## Material for this task
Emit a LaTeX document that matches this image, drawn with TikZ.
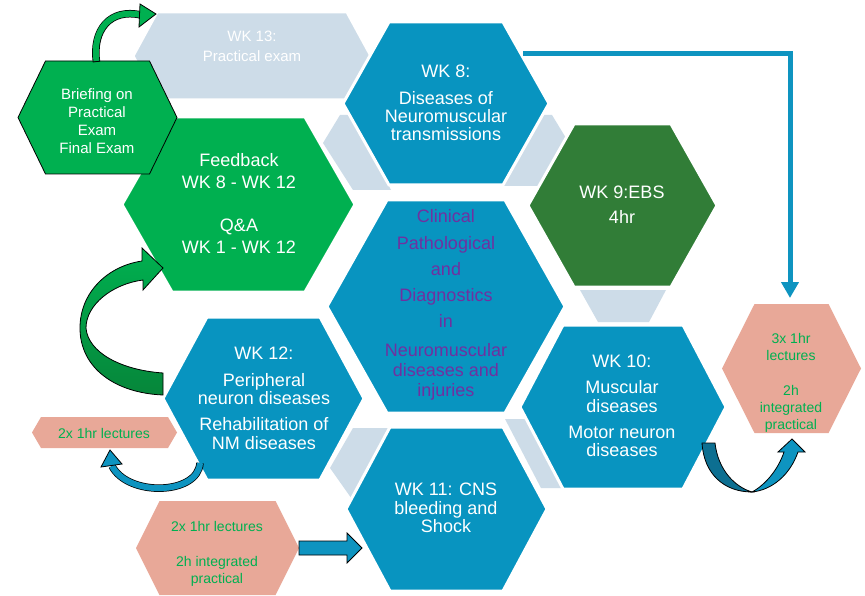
\documentclass[tikz,border=0pt]{standalone}
\usepackage{fontspec}
\setmainfont{Liberation Sans}
\usetikzlibrary{arrows.meta}
\definecolor{hexblue}{RGB}{8,148,192}
\definecolor{lightgap}{RGB}{205,220,232}
\definecolor{brightgreen}{RGB}{0,176,80}
\definecolor{greendark}{RGB}{6,134,58}
\definecolor{darkgreen}{RGB}{49,125,55}
\definecolor{salmon}{RGB}{232,168,152}
\definecolor{purpletext}{RGB}{112,48,160}
\definecolor{arrowblue}{RGB}{14,148,192}
\definecolor{arrowdark}{RGB}{13,111,145}
% hexagon: cx cy halfwidth halftop halfheight style
\newcommand\hexa[6]{\path[#6] (#1,#2) ++(-#3,0) -- ++({#3-#4},-#5) -- ++({2*#4},0) -- ++({#3-#4},#5) -- ++({#4-#3},#5) -- ++({-2*#4},0) -- cycle;}
\tikzset{
  hexfill/.style={fill=#1, draw=white, line width=3pt},
  gapshape/.style={fill=lightgap},
  wtext/.style={align=center, text=white, inner sep=0pt},
  pinktext/.style={align=center, text=brightgreen, inner sep=0pt, font=\fontsize{14}{17}\selectfont},
  outl/.style={draw=black, line width=0.8pt},
}
\begin{document}
\begin{tikzpicture}[x=1pt,y=-1pt]
\useasboundingbox (0,0) rectangle (865,596);
\fill[white] (0,0) rectangle (865,596);
% gap shapes
\fill[gapshape] (340,115) -- (351,115) -- (391,190) -- (353,190) -- (323,143) -- cycle;
\fill[gapshape] (552,115) -- (541,115) -- (503,186) -- (541,186) -- (569,143) -- cycle;
\fill[gapshape] (580,290) -- (666,290) -- (649,322) -- (598,322) -- cycle;
\fill[gapshape] (353,428) -- (395,428) -- (354,502) -- (330,468) -- cycle;
\fill[gapshape] (505,419) -- (532,419) -- (572,488) -- (541,488) -- cycle;
% hexagons
\hexa{252}{56}{119}{95}{44}{hexfill=lightgap}
\hexa{446}{103.5}{103}{57}{81.5}{hexfill=hexblue}
\hexa{238.5}{204.5}{116.5}{66.5}{87.5}{hexfill=brightgreen}
\hexa{97.5}{117.5}{79.5}{52}{56.5}{fill=brightgreen, outl}
\hexa{622.5}{205.5}{94.5}{48.5}{81.5}{hexfill=darkgreen}
\hexa{446}{306.5}{119}{59}{106.5}{hexfill=hexblue}
\hexa{263.5}{398.5}{100.5}{56.5}{81.5}{hexfill=hexblue}
\hexa{623}{407}{103}{60}{82}{hexfill=hexblue}
\hexa{446.5}{509}{100.5}{56.5}{82}{hexfill=hexblue}
\hexa{104.5}{432.5}{72.5}{63.5}{15.5}{fill=salmon}
\hexa{217.5}{548}{81.5}{58}{47}{fill=salmon}
\hexa{791.5}{368.5}{69.5}{37}{64.5}{fill=salmon}
% texts
\node[wtext, font=\fontsize{15}{20}\selectfont] (wk13) at (252,46) {WK 13:\\Practical exam};
\node[wtext, font=\fontsize{18}{18}\selectfont] (wk8) at (446,103) {WK 8:\\[9pt]Diseases of\\Neuromuscular\\transmissions};
\node[wtext, font=\fontsize{18}{22}\selectfont] (feedback) at (239,203) {Feedback\\WK 8 - WK 12\\[21pt]Q\&A\\WK 1 - WK 12};
\node[wtext, font=\fontsize{15}{18}\selectfont] (briefing) at (97,121) {Briefing on\\Practical\\Exam\\Final Exam};
\node[wtext, font=\fontsize{18}{25}\selectfont] (wk9) at (622,205) {WK 9:EBS\\4hr};
\node[align=center, inner sep=0pt, text=purpletext, font=\fontsize{18}{20}\selectfont] (center) at (446,305) {Clinical\\[7pt]Pathological\\[6pt]and\\[6pt]Diagnostics\\[6pt]in\\[9pt]Neuromuscular\\diseases and\\injuries};
\node[wtext, font=\fontsize{18}{18.5}\selectfont] (wk12) at (264,398) {WK 12:\\[8.5pt]Peripheral\\neuron diseases\\[7.5pt]Rehabilitation of\\NM diseases};
\node[wtext, font=\fontsize{18}{18.5}\selectfont] (wk10) at (622,406) {WK 10:\\[7.5pt]Muscular\\diseases\\[7.5pt]Motor neuron\\diseases};
\node[wtext, font=\fontsize{18}{18.5}\selectfont] (wk11) at (446,508) {WK 11: CNS\\bleeding and\\Shock};
\node[pinktext] (p1) at (104,433) {2x 1hr lectures};
\node[pinktext] (p2) at (217,554) {2x 1hr lectures\\[18pt]2h integrated\\practical};
\node[pinktext] (p3) at (791,383) {3x 1hr\\lectures\\[18pt]2h\\integrated\\practical};
% elbow arrow WK8 -> right pink box
\coordinate (e1) at (523,54);
\coordinate (e2) at (790,298);
\draw[arrowblue, line width=5pt, -{Triangle[length=16pt,width=17pt]}] (e1) -| (e2);
% straight block arrow pink -> WK11
\path[fill=arrowblue, outl] (299,541) -- (347,541) -- (347,533) -- (362,548) -- (347,563) -- (347,555) -- (299,555) -- cycle;
% big green curved arrow WK12 -> Feedback
\path[outl, top color=brightgreen, bottom color=greendark] (163,395) .. controls (115,393) and (80,368) .. (80,328) .. controls (80,292) and (108,266) .. (142,261) -- (142,248) -- (163,268) -- (143,290) -- (143,280) .. controls (112,284) and (86,305) .. (86,328) .. controls (88,352) and (120,370) .. (163,373) -- cycle;
% small green arrow Briefing -> WK13
\draw[black, line width=7.5pt] (96.5,62) .. controls (92,30) and (110,8) .. (141,15);
\draw[brightgreen, line width=6pt] (96.5,61) .. controls (92,30) and (110,8) .. (141,15);
\path[fill=brightgreen, outl] (140,4) -- (156,14) -- (139,27) -- cycle;
% small blue curved arrow WK12 -> pink 1
\draw[black, line width=7.5pt] (200,463) .. controls (198,495) and (128,497) .. (112,466);
\draw[arrowblue, line width=6pt] (200,463) .. controls (198,495) and (128,497) .. (112,466);
\path[fill=arrowblue, outl] (101,467) -- (110,450) -- (122,464) -- cycle;
% curved blue arrow WK10 -> pink 3
\path[fill=arrowdark, outl] (702,443) -- (715,443) .. controls (718,470) and (735,487) .. (752,492) .. controls (725,492) and (704,475) .. (702,443) -- cycle;
\path[fill=arrowblue, outl] (752,492) .. controls (772,490) and (790,475) .. (798,452) -- (805,452) -- (792,439) -- (778,452) -- (784,452) .. controls (778,470) and (765,485) .. (752,492) -- cycle;
\end{tikzpicture}
\end{document}
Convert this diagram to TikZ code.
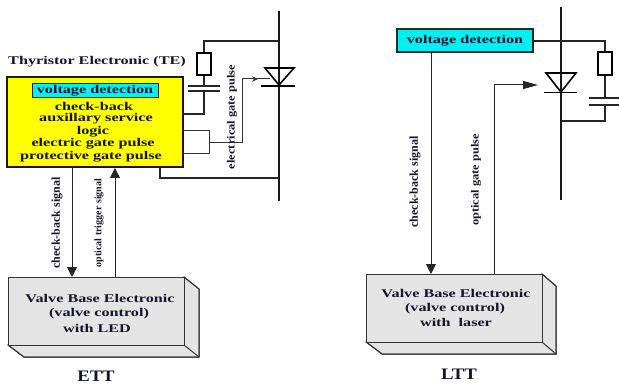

## Directions for this task
Copy the material above exactly and drop the pictures.

## Exercise result
Emit a LaTeX document that matches this image, drawn with TikZ.
\documentclass[tikz,border=0pt]{standalone}
\usepackage{fontspec}
\setmainfont{Liberation Sans}
\usetikzlibrary{arrows.meta}
\definecolor{hexblue}{RGB}{8,148,192}
\definecolor{lightgap}{RGB}{205,220,232}
\definecolor{brightgreen}{RGB}{0,176,80}
\definecolor{greendark}{RGB}{6,134,58}
\definecolor{darkgreen}{RGB}{49,125,55}
\definecolor{salmon}{RGB}{232,168,152}
\definecolor{purpletext}{RGB}{112,48,160}
\definecolor{arrowblue}{RGB}{14,148,192}
\definecolor{arrowdark}{RGB}{13,111,145}
% hexagon: cx cy halfwidth halftop halfheight style
\newcommand\hexa[6]{\path[#6] (#1,#2) ++(-#3,0) -- ++({#3-#4},-#5) -- ++({2*#4},0) -- ++({#3-#4},#5) -- ++({#4-#3},#5) -- ++({-2*#4},0) -- cycle;}
\tikzset{
  hexfill/.style={fill=#1, draw=white, line width=3pt},
  gapshape/.style={fill=lightgap},
  wtext/.style={align=center, text=white, inner sep=0pt},
  pinktext/.style={align=center, text=brightgreen, inner sep=0pt, font=\fontsize{14}{17}\selectfont},
  outl/.style={draw=black, line width=0.8pt},
}
\begin{document}
\begin{tikzpicture}[x=1pt,y=-1pt]
\useasboundingbox (0,0) rectangle (865,596);
\fill[white] (0,0) rectangle (865,596);
% gap shapes
\fill[gapshape] (340,115) -- (351,115) -- (391,190) -- (353,190) -- (323,143) -- cycle;
\fill[gapshape] (552,115) -- (541,115) -- (503,186) -- (541,186) -- (569,143) -- cycle;
\fill[gapshape] (580,290) -- (666,290) -- (649,322) -- (598,322) -- cycle;
\fill[gapshape] (353,428) -- (395,428) -- (354,502) -- (330,468) -- cycle;
\fill[gapshape] (505,419) -- (532,419) -- (572,488) -- (541,488) -- cycle;
% hexagons
\hexa{252}{56}{119}{95}{44}{hexfill=lightgap}
\hexa{446}{103.5}{103}{57}{81.5}{hexfill=hexblue}
\hexa{238.5}{204.5}{116.5}{66.5}{87.5}{hexfill=brightgreen}
\hexa{97.5}{117.5}{79.5}{52}{56.5}{fill=brightgreen, outl}
\hexa{622.5}{205.5}{94.5}{48.5}{81.5}{hexfill=darkgreen}
\hexa{446}{306.5}{119}{59}{106.5}{hexfill=hexblue}
\hexa{263.5}{398.5}{100.5}{56.5}{81.5}{hexfill=hexblue}
\hexa{623}{407}{103}{60}{82}{hexfill=hexblue}
\hexa{446.5}{509}{100.5}{56.5}{82}{hexfill=hexblue}
\hexa{104.5}{432.5}{72.5}{63.5}{15.5}{fill=salmon}
\hexa{217.5}{548}{81.5}{58}{47}{fill=salmon}
\hexa{791.5}{368.5}{69.5}{37}{64.5}{fill=salmon}
% texts
\node[wtext, font=\fontsize{15}{20}\selectfont] (wk13) at (252,46) {WK 13:\\Practical exam};
\node[wtext, font=\fontsize{18}{18}\selectfont] (wk8) at (446,103) {WK 8:\\[9pt]Diseases of\\Neuromuscular\\transmissions};
\node[wtext, font=\fontsize{18}{22}\selectfont] (feedback) at (239,203) {Feedback\\WK 8 - WK 12\\[21pt]Q\&A\\WK 1 - WK 12};
\node[wtext, font=\fontsize{15}{18}\selectfont] (briefing) at (97,121) {Briefing on\\Practical\\Exam\\Final Exam};
\node[wtext, font=\fontsize{18}{25}\selectfont] (wk9) at (622,205) {WK 9:EBS\\4hr};
\node[align=center, inner sep=0pt, text=purpletext, font=\fontsize{18}{20}\selectfont] (center) at (446,305) {Clinical\\[7pt]Pathological\\[6pt]and\\[6pt]Diagnostics\\[6pt]in\\[9pt]Neuromuscular\\diseases and\\injuries};
\node[wtext, font=\fontsize{18}{18.5}\selectfont] (wk12) at (264,398) {WK 12:\\[8.5pt]Peripheral\\neuron diseases\\[7.5pt]Rehabilitation of\\NM diseases};
\node[wtext, font=\fontsize{18}{18.5}\selectfont] (wk10) at (622,406) {WK 10:\\[7.5pt]Muscular\\diseases\\[7.5pt]Motor neuron\\diseases};
\node[wtext, font=\fontsize{18}{18.5}\selectfont] (wk11) at (446,508) {WK 11: CNS\\bleeding and\\Shock};
\node[pinktext] (p1) at (104,433) {2x 1hr lectures};
\node[pinktext] (p2) at (217,554) {2x 1hr lectures\\[18pt]2h integrated\\practical};
\node[pinktext] (p3) at (791,383) {3x 1hr\\lectures\\[18pt]2h\\integrated\\practical};
% elbow arrow WK8 -> right pink box
\coordinate (e1) at (523,54);
\coordinate (e2) at (790,298);
\draw[arrowblue, line width=5pt, -{Triangle[length=16pt,width=17pt]}] (e1) -| (e2);
% straight block arrow pink -> WK11
\path[fill=arrowblue, outl] (299,541) -- (347,541) -- (347,533) -- (362,548) -- (347,563) -- (347,555) -- (299,555) -- cycle;
% big green curved arrow WK12 -> Feedback
\path[outl, top color=brightgreen, bottom color=greendark] (163,395) .. controls (115,393) and (80,368) .. (80,328) .. controls (80,292) and (108,266) .. (142,261) -- (142,248) -- (163,268) -- (143,290) -- (143,280) .. controls (112,284) and (86,305) .. (86,328) .. controls (88,352) and (120,370) .. (163,373) -- cycle;
% small green arrow Briefing -> WK13
\draw[black, line width=7.5pt] (96.5,62) .. controls (92,30) and (110,8) .. (141,15);
\draw[brightgreen, line width=6pt] (96.5,61) .. controls (92,30) and (110,8) .. (141,15);
\path[fill=brightgreen, outl] (140,4) -- (156,14) -- (139,27) -- cycle;
% small blue curved arrow WK12 -> pink 1
\draw[black, line width=7.5pt] (200,463) .. controls (198,495) and (128,497) .. (112,466);
\draw[arrowblue, line width=6pt] (200,463) .. controls (198,495) and (128,497) .. (112,466);
\path[fill=arrowblue, outl] (101,467) -- (110,450) -- (122,464) -- cycle;
% curved blue arrow WK10 -> pink 3
\path[fill=arrowdark, outl] (702,443) -- (715,443) .. controls (718,470) and (735,487) .. (752,492) .. controls (725,492) and (704,475) .. (702,443) -- cycle;
\path[fill=arrowblue, outl] (752,492) .. controls (772,490) and (790,475) .. (798,452) -- (805,452) -- (792,439) -- (778,452) -- (784,452) .. controls (778,470) and (765,485) .. (752,492) -- cycle;
\end{tikzpicture}
\end{document}
Convert this diagram to TikZ code.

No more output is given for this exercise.